When you look at WWII I have a feeling that Japan would have attacked the USA in Hawaii none the less if we were or were not activily helping Europe. As Hawaii was just a territory and not a state Japan wanted a base closer to the east so they could have all of the pacific ocean as their territory. They had to take out our fleet to do that and thus the attack on Pearl Harbor. They just did not understand the power we had when it comes to making war. Same as ISIS does not understand our power either but right now our hands are tied in that regard as you and I well know.
KN,
Hawaii was never one of the places Japan wanted. They only started thinking about invading it after WW 2 started. They had an area they considered their own, and it was a wide swath of the Pacific ocean, but it was never all of it. They attacked us because we cut off their oil supply, back then we were the #1 exporter of oil, and we convinces everyone else to do the same. We also cut off their supply of other natural resources. We did that because of their war in China. After they attacked us many Americans wanted to center on japan and leave Germany out of it… after all, they didn't attack us. Roosevelt always planned on declaring war on Germany too, but Germany beat us to it by declaring war on us. What I was saying is if we didn't embargo Japan they wouldn't have attacked us, Germany would have won, and then between the two of them they'd have attacked us someday.
Regarding the Middle East, the other countries don't have the strength to defeat ISIS. They don't because of failed states like Libya, Syria, Sudan, Somalia, and others. Those are breeding grounds for radicals and then they spread. Heck, the strongest of the Arab nation, Egypt, is having a hard time and they really want to eradicate ISIS. The Generals in charge there hate Islamic fundamentalists and yet they can't eradicate them. It's a very hard problem, maybe the hardest we've ever faced. WW 2 wasn't as hard because there were two defined enemies we were facing and their satellites, all we had to do was concentrate and crush them. Now, we are fighting an idea… that's hard to beat.
I know it is hard for a lot of the middle eastern counties to get tid of the ISIS issue because they have their own people who are supporting them. It is like trying to root out thieves or other bad people in the poorer neighborhoods here in the US. You know that people know who they are and what they are doing but no one wants to turn them in out of fear their families will come at them. I think that is the issue in the middle east.
"Each of the Iraqi children killed by the United States was our child. Each of the prisoners tortured in Abu Ghraib was our comrade. Each of their screams was ours. When they were humiliated, we were humiliated. The U.S. Soldiers fighting in Iraq - mostly volunteers in a poverty draft from small towns and poor urban neighborhoods - are victims just as much as the Iraqis of the same horrendous process, which asks them to die for a victory that will never be theirs. Source"
-- Arundhati Roy, "Tide? Or Ivory Snow? Public Power in the Age of Empire"
Iraqi military declares famed Mosul mosque captured, ISIS caliphate 'has fallen'. Iraq's U.S.-backed military seized the ruins of the famed al-Nuri mosque in Mosul Thursday, dealing a major defeat to the Islamic State three years after the militants stormed into Iraq. Ref. USAToday.
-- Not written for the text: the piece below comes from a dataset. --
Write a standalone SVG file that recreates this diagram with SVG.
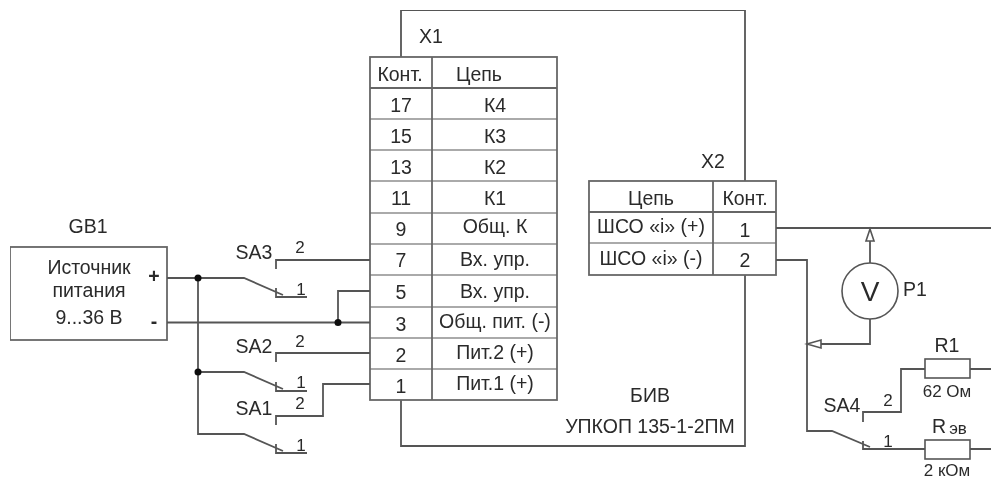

This was a good opinion piece. I don't know the veracity of the 40,0 figure but I can believe it. As KN and I have said many times, military operations in urban terrain (MOUT) is the most danger, difficult type of operation to undertake. Massive firepower support is a must unless you have overwhelming superiority in ground forces. Since Iraq does not have that superiority they used firepower. That always entail collateral casualties.